Joey Thieman

Personal information
- Full name: Joseph P. Thieman
- Date of birth: April 17, 1972 (age 54)
- Place of birth: Arlington, Virginia, United States
- Height: 5 ft 9 in (1.75 m)
- Position: Midfielder

Youth career
- 1990–1994: Princeton

Senior career*
- Years: Team / Apps / (Gls)
- 1995–1996: Charleroi
- 1997: D.C. United / 3 / (0)

= Joey Thieman =

American soccer player

Joseph Thieman is a retired American soccer midfielder who played three games for D.C. United in 1997.

==Youth==
Thieman attended Bishop Denis J. O'Connell High School where he was a three-year varsity soccer player. His senior season, he was the 1989-1990 Gatorade Virginia High School Player of the Year. He was inducted into the school's hall of Fame in 2006. He then attended Princeton University, playing on the men's soccer team from 1990 to 1994. His freshman season, he was the Ivy League Rookie of the Year. He finished his career with 14 goals and 25 assists He was also a 1992 first team and a 1993 second team All American.
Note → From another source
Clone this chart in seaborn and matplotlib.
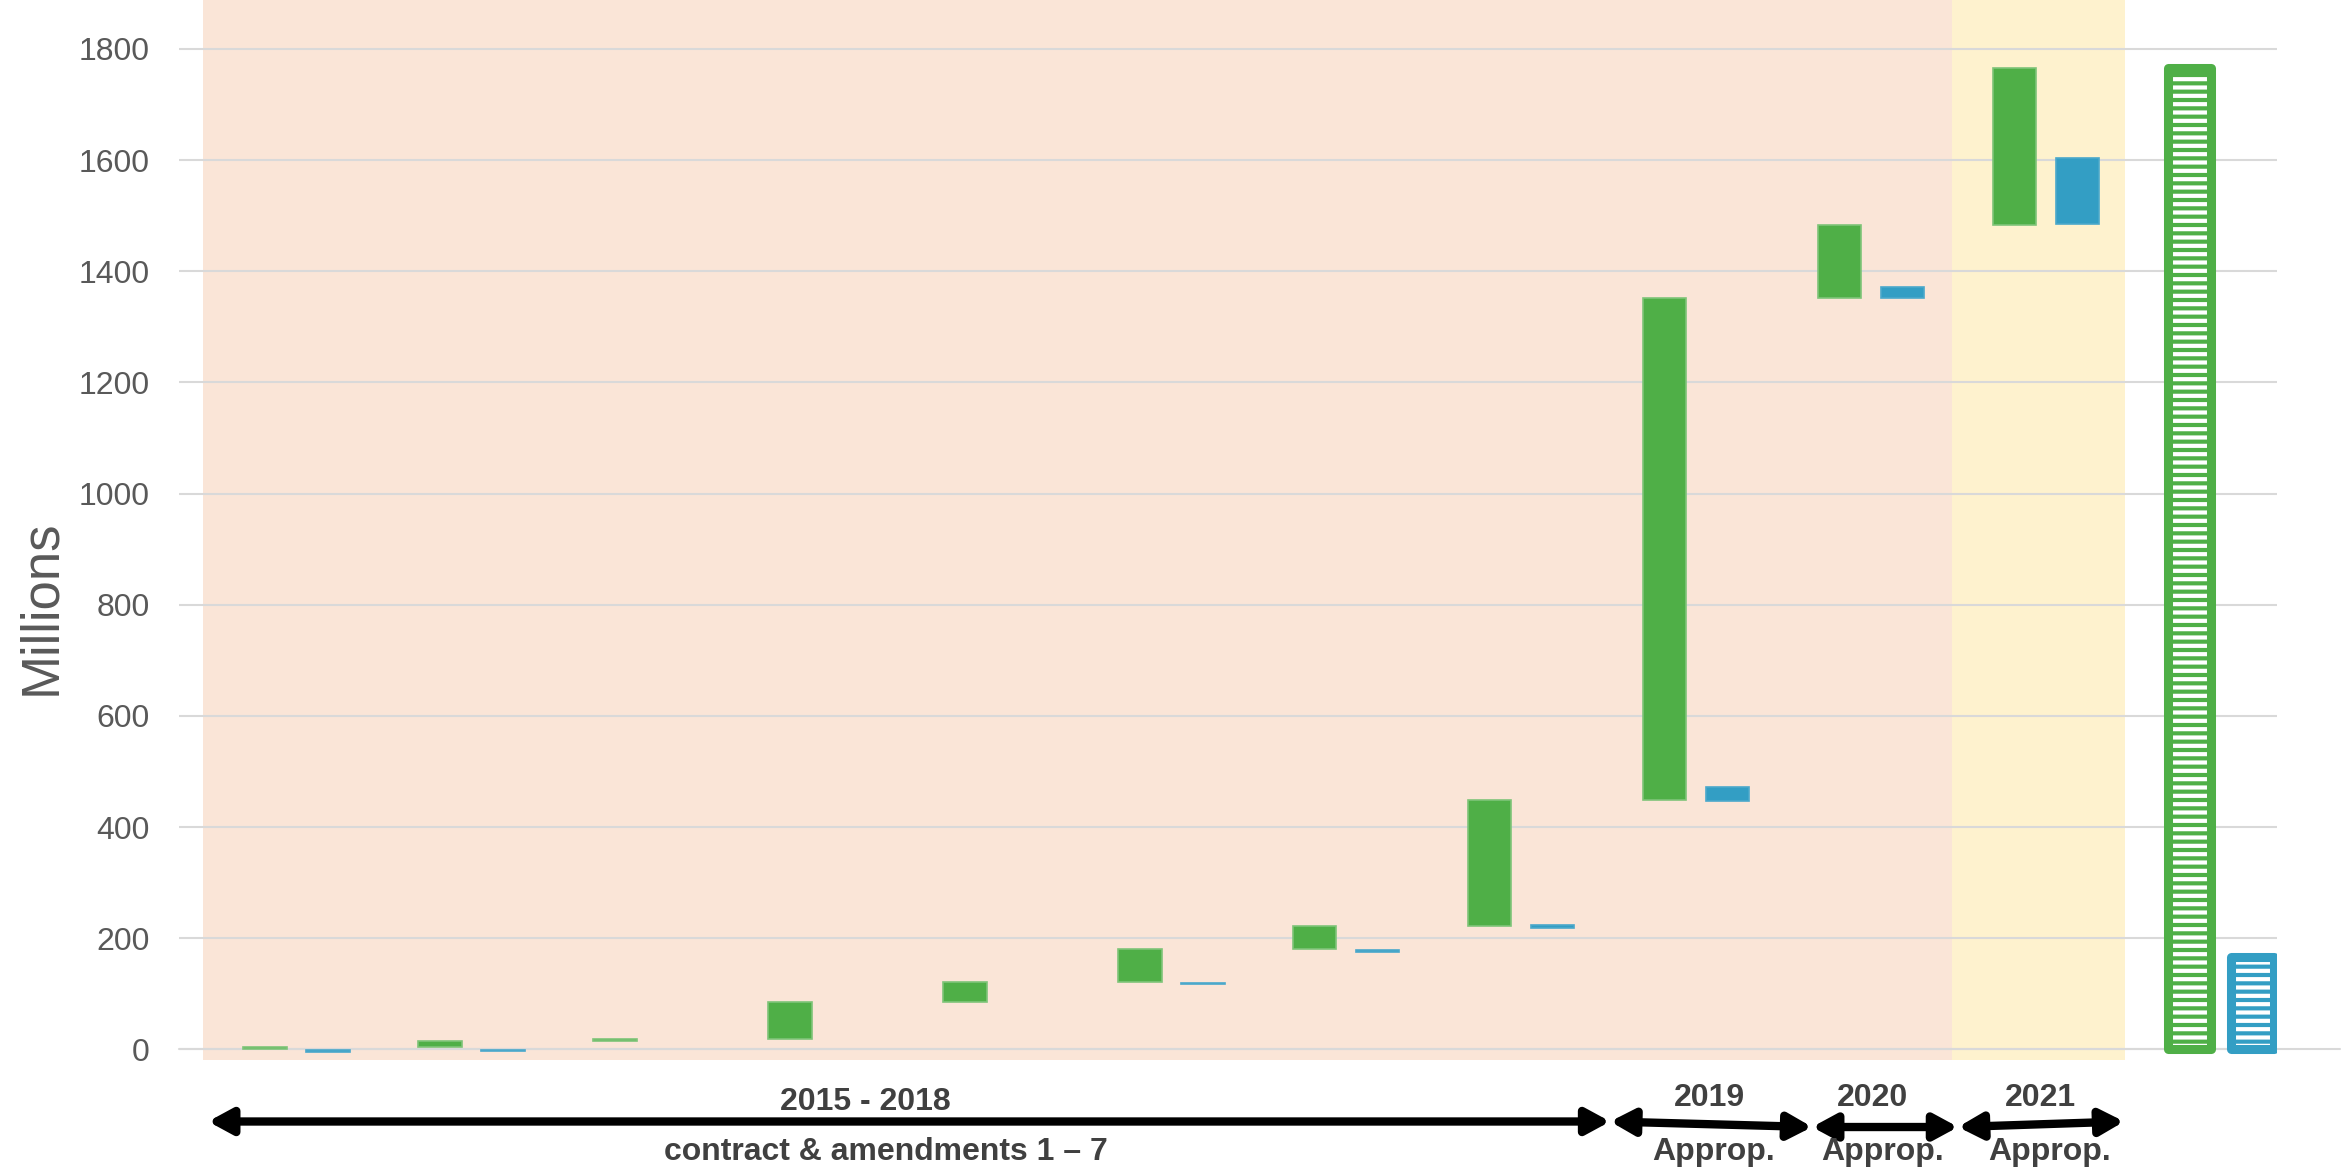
import numpy as np
import pandas as pd
import matplotlib
matplotlib.use("Agg")
import matplotlib.pyplot as plt
import matplotlib.transforms as mtransforms
import seaborn as sns

# ---- data (millions) ----
# green: cumulative waterfall steps (contract, amendments, appropriations)
green_steps = [4, 11, 4, 66, 37, 58, 43, 226, 902, 132, 283]
# blue: floating bars (bottom, height); NaN where there is no bar
blue_bottom = [-4, -3, np.nan, np.nan, np.nan, 118, 175.5, 219, 447, 1352, 1485]
blue_height = [3.5, 2.5, np.nan, np.nan, np.nan, 2, 3, 5, 26, 19, 118]
green_total = 1766
blue_total = 167

period_labels = ["2015 - 2018", "2019", "2020", "2021"]
period_sub = ["contract & amendments 1 \u2013 7", "Approp.", "Approp.", "Approp."]
yticks = [0, 200, 400, 600, 800, 1000, 1200, 1400, 1600, 1800]

GREEN = "#4faf47"
BLUE = "#339ec4"
PEACH = "#fae5d7"
YELLOW = "#fef2ce"
GRID = "#d9d9d9"

sns.set_theme(style="white")
plt.rcParams['font.family'] = ['Liberation Sans', 'DejaVu Sans']
plt.rcParams['hatch.linewidth'] = 3.0

fig = plt.figure(figsize=(23.41, 11.70), dpi=100)
ax = fig.add_axes([0.0765, 0.094, 0.8962, 0.906])

# <1> background periods
ax.axvspan(-0.53, 9.46, color=PEACH, lw=0, zorder=0)
ax.axvspan(9.46, 10.45, color=YELLOW, lw=0, zorder=0)

# <2> waterfall bars
pos = np.arange(len(green_steps))
green_top = np.cumsum(green_steps)
green_bottom = green_top - np.array(green_steps)

sns.barplot(x=pos - 0.18, y=green_steps, bottom=green_bottom, native_scale=True,
            width=0.25, color=GREEN, saturation=1, edgecolor="#7fc479", linewidth=1.2,
            errorbar=None, ax=ax, zorder=3)

blue = pd.DataFrame({"x": pos + 0.18, "bottom": blue_bottom, "height": blue_height}).dropna()
sns.barplot(x=blue["x"].values, y=blue["height"].values, bottom=blue["bottom"].values,
            native_scale=True, width=0.25, color=BLUE, saturation=1, edgecolor="#4aa8cb",
            linewidth=1.2, errorbar=None, ax=ax, zorder=3)

# <3> totals (hatched, rounded outline)
tot_x = len(green_steps)
for xx, val, col in [(tot_x - 0.18, green_total, GREEN), (tot_x + 0.18, blue_total, BLUE)]:
    bars = ax.bar(xx, val, width=0.25, color=col, edgecolor="white", hatch="--",
                  linewidth=0, zorder=3)
    for b in bars:
        if hasattr(b, "set_hatch_linewidth"):
            b.set_hatch_linewidth(3.0)
    ax.bar(xx, val, width=0.25, fill=False, edgecolor=col, linewidth=6.5,
           joinstyle="round", zorder=4)

# <4> axes styling
ax.set_xlim(-0.669, 11.32)
ax.set_ylim(-19, 1888)
ax.set_yticks(yticks)
ax.set_xticks([])
ax.set_xlabel("")
ax.yaxis.grid(True, color=GRID, lw=1.5)
ax.set_axisbelow(True)
ax.axhline(0, xmax=1.03, color=GRID, lw=1.5, zorder=0.6, clip_on=False)
for s in ax.spines.values():
    s.set_visible(False)
ax.tick_params(axis="y", length=0, pad=21, labelsize=23, labelcolor="#595959")
ax.set_ylabel("Millions", fontsize=38, color="#595959")
ax.yaxis.set_label_coords(-0.054, 0.427)

# <5> timeline below the chart
trans = mtransforms.blended_transform_factory(ax.transData, ax.transAxes)
arrows = [(-0.503, 7.509, -0.058, -0.058),
          (7.509, 8.663, -0.058, -0.0632),
          (8.663, 9.497, -0.0632, -0.0632),
          (9.497, 10.446, -0.0632, -0.058)]
for x0, x1, y0, y1 in arrows:
    ax.annotate("", xy=(x1, y1), xytext=(x0, y0), xycoords=trans, textcoords=trans,
                annotation_clip=False,
                arrowprops=dict(arrowstyle="<|-|>,head_length=0.7,head_width=0.38",
                                mutation_scale=20, lw=6, color="black",
                                shrinkA=0, shrinkB=0))

label_x = [3.25, 8.074, 9.01, 9.97]
sub_x = [3.37, 8.097, 9.066, 10.02]
for lab, sub, lx, sx in zip(period_labels, period_sub, label_x, sub_x):
    ax.text(lx, -0.0434 if lab != "2015 - 2018" else -0.0472, lab, transform=trans,
            ha="center", va="baseline", fontsize=23, fontweight="bold", color="#404040")
    ax.text(sx, -0.094, sub, transform=trans, ha="center", va="baseline",
            fontsize=23, fontweight="bold", color="#404040")

fig.savefig("out.png", dpi=100)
He graduated in 1994 with a bachelor's degree in history.

==Professional==
After graduation, Thieman moved to Belgium to pursue a professional career with Charleroi. On February 2, 1997, D.C. United selected Thieman in the third round (thirtieth overall) in the 1997 MLS Supplemental Draft. He played three games for United before being waived on June 27, 1997. In 2001, he played for the San Francisco Scots in the San Francisco Football League Premier Division.

In 2000, he earned his law degree from the Santa Clara University School of Law and passed the California State Bar. He is currently partner at Doty, Barlow, Britt & Thieman LLP. He continues to play in adult soccer leagues.